- Money market fund assets have surged to a record $7.958 trillion, driven by investor demand for stability and high yields.
- The Federal Reserve's conclusion of its quantitative tightening program and massive Treasury bill issuance are reshaping short-term funding markets.
- With typical December inflows, the industry is on the cusp of breaking the $8 trillion threshold for the first time.
US money-market funds are flirting with a historic milestone, with total assets swelling to just under $8 trillion as investors continue to park cash in search of safety and attractive yields. According to the latest data from Crane Data, money fund assets climbed to a record $7.958 trillion through November 25, a figure confirmed by separate SEC statistics showing a $153.2 billion surge in October alone to $7.930 trillion.

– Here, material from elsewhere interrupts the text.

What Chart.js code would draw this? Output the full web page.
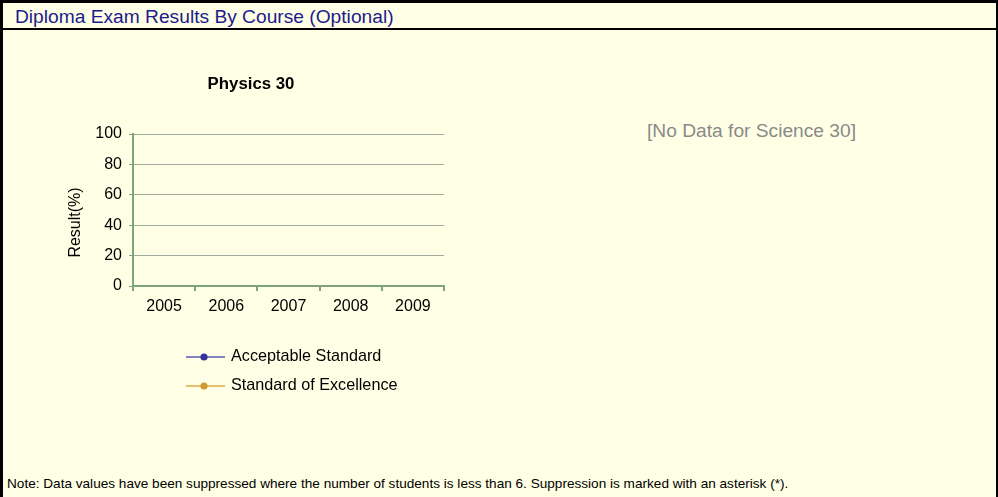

The relentless inflow, which has seen assets balloon by nearly $926 billion over the past twelve months, reflects a profound shift in investor behavior amid economic uncertainty and a higher-for-longer interest rate environment. "The fact that money market assets now approach $8 trillion demonstrates the significant attractiveness of these instruments for cash management and preservation," noted one industry analyst familiar with the flows.
This growth has been supercharged by two major structural forces. First, the Federal Reserve formally concluded its balance sheet runoff, or quantitative tightening, on December 1. Chair Jerome Powell announced the central bank would "freeze the size of the balance sheet," a move that has provided clarity and stability to the short-term funding markets where these funds operate. The Fed's Standing Repo Facility has been pivotal in this process, preventing overnight rates from spiking outside the target corridor.

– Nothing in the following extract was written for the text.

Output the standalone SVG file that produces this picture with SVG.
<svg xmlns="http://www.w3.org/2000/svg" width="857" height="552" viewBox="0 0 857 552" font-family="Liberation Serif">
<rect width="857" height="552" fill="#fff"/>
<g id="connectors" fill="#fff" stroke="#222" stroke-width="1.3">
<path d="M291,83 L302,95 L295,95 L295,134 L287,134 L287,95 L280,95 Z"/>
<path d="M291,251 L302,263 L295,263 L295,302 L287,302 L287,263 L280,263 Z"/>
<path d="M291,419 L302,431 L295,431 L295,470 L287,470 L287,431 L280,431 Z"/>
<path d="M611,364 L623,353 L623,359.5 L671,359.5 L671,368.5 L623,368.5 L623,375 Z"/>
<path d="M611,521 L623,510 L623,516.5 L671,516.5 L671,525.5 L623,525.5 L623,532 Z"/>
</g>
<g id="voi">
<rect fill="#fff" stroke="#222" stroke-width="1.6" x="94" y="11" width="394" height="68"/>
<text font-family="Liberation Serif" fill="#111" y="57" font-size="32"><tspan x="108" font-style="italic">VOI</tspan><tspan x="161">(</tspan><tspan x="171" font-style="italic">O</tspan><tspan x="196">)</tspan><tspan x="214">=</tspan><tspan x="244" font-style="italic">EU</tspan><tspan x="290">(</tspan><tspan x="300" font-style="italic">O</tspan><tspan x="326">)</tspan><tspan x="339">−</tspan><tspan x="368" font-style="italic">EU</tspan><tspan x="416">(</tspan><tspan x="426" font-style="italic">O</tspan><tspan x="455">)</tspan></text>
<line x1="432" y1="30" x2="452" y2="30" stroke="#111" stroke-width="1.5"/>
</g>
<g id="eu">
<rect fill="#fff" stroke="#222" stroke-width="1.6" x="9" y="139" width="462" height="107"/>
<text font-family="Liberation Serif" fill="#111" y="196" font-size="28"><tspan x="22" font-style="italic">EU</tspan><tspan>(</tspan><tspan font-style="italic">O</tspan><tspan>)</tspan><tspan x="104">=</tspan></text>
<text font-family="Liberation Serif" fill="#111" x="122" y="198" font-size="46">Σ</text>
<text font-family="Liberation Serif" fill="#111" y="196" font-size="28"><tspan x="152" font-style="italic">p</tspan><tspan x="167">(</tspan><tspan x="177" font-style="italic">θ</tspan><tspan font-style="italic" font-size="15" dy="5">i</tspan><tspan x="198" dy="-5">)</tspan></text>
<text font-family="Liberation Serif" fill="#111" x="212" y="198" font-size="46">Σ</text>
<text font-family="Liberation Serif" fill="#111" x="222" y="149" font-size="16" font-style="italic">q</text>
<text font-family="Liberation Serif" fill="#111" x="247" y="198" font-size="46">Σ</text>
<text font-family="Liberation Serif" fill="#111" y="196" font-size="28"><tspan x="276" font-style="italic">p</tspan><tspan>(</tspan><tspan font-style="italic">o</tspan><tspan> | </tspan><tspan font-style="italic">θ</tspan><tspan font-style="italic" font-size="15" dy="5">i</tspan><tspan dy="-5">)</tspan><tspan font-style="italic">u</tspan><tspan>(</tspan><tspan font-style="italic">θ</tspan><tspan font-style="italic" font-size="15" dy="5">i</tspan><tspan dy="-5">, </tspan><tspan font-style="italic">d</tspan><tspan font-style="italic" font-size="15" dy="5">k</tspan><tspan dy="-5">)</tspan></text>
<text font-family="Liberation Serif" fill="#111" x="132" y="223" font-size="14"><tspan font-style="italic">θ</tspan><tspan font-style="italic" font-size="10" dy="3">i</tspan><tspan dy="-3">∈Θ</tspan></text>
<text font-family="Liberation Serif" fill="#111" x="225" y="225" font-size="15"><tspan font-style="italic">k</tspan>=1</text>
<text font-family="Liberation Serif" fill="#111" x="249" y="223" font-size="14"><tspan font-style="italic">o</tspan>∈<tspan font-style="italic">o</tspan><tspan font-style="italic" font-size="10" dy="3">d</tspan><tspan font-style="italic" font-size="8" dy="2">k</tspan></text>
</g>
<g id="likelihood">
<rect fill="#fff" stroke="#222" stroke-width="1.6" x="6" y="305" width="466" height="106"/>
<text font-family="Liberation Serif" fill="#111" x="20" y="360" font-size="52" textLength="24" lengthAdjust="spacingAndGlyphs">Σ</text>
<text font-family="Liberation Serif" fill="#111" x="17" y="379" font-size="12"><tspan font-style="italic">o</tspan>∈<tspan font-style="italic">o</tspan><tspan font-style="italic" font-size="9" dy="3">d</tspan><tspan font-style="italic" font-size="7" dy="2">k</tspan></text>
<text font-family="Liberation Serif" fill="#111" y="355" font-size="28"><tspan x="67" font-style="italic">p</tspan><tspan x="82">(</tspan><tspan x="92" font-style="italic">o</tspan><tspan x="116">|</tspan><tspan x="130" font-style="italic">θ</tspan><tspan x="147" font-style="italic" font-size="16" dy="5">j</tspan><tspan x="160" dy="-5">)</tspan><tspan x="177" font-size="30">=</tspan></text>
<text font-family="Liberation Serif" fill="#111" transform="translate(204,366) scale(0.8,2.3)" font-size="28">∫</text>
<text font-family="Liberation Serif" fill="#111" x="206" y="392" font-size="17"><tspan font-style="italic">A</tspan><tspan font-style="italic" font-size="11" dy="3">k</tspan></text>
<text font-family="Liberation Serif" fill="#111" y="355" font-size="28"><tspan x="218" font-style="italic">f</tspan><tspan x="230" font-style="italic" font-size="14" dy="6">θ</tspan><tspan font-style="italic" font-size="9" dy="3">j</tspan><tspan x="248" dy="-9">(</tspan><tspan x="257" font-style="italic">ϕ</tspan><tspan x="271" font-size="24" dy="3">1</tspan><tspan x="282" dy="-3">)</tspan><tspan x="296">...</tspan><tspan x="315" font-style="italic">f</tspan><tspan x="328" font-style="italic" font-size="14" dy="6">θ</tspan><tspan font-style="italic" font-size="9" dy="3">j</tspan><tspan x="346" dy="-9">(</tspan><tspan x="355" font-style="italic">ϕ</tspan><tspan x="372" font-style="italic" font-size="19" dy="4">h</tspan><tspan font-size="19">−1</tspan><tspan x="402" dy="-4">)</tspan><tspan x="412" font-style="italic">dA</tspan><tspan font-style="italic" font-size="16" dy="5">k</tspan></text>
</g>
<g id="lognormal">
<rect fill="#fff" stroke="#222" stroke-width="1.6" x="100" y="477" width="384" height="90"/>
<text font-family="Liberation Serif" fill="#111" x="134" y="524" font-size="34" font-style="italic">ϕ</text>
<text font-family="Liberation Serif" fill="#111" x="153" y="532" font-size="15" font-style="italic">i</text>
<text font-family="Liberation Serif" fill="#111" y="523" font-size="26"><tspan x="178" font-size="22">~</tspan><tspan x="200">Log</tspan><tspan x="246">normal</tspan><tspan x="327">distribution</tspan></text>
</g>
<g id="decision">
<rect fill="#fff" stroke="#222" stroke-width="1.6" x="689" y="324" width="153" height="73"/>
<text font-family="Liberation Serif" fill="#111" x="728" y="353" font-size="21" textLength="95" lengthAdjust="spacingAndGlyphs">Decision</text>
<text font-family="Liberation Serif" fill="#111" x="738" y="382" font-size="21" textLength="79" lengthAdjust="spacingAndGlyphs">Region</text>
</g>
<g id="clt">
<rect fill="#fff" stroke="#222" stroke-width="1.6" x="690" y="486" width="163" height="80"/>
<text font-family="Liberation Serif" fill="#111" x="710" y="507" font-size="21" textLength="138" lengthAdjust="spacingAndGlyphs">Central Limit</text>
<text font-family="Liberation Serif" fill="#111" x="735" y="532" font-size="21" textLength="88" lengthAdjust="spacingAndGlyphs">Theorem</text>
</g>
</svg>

Second, the US Treasury has been on a borrowing spree. Over a four-month period leading into October, net Treasury bill supply exploded by over $800 billion, including a nearly $200 billion increase in October alone. This deluge of high-quality, short-term paper has been a boon for government money market funds, which saw their assets jump by $142.1 billion in October to $6.447 trillion.
While banks remain core to the financial system, the scale of this non-bank liquidity pool is now impossible to ignore. Prime money-market funds, which invest in commercial paper and other private debt, also grew, albeit more modestly, adding $9.1 billion to reach $1.338 trillion. The Investment Company Institute reported assets at $7.54 trillion in mid-November, and with December historically being the strongest month for inflows, the path to $8 trillion appears all but certain.

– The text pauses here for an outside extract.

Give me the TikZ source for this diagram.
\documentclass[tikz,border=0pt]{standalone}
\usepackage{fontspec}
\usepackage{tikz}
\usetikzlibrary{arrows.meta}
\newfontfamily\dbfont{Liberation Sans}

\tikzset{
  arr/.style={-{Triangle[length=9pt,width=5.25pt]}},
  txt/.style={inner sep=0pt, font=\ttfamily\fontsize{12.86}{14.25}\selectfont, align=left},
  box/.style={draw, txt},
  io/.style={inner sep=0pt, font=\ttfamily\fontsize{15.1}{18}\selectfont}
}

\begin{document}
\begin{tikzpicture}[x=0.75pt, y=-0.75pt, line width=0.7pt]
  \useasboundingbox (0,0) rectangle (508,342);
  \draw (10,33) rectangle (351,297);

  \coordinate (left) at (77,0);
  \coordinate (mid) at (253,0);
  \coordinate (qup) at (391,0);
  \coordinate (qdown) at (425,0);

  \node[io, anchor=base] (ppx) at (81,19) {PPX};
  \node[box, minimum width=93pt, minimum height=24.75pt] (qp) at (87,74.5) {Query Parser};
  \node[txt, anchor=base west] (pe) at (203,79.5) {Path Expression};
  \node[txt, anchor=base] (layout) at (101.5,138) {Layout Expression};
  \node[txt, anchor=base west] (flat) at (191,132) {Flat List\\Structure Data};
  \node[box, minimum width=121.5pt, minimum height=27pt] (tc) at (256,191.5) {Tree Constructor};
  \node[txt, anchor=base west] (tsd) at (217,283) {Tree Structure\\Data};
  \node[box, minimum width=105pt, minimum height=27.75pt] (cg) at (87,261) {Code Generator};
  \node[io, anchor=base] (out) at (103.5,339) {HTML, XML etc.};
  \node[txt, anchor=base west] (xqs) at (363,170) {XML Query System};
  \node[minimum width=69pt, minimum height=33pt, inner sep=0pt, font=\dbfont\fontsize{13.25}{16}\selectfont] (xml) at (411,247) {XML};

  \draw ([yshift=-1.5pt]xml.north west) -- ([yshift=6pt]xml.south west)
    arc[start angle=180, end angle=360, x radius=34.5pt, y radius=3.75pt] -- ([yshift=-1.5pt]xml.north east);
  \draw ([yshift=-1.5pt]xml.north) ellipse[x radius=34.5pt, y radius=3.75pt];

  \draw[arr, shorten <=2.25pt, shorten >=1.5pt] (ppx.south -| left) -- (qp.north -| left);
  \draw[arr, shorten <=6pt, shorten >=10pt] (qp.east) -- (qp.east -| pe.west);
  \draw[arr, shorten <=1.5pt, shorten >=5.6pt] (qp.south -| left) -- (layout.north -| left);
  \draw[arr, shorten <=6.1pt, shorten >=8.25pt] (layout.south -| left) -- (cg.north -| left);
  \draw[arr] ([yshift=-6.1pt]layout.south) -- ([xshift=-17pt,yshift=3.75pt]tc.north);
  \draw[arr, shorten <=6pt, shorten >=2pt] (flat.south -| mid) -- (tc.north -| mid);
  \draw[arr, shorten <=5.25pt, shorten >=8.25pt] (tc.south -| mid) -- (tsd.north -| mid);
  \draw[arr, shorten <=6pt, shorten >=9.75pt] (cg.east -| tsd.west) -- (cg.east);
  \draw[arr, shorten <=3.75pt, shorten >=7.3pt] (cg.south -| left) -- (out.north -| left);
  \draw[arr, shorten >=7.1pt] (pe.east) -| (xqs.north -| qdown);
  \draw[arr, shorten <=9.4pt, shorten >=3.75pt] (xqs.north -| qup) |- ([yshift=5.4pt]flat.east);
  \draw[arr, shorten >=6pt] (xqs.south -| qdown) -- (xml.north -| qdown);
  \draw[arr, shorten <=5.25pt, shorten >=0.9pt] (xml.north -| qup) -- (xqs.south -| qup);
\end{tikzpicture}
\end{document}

Efforts to reach spokespeople at several major fund families for comment on the milestone were not immediately successful. The trajectory suggests that money funds, once considered a sleepy backwater, are now a dominant force in capital allocation, with their growth a direct barometer of investor caution and the evolving mechanics of monetary policy.
Correction: An earlier version of this article stated assets had surpassed $8 trillion. The current record, according to the latest data, is $7.958 trillion.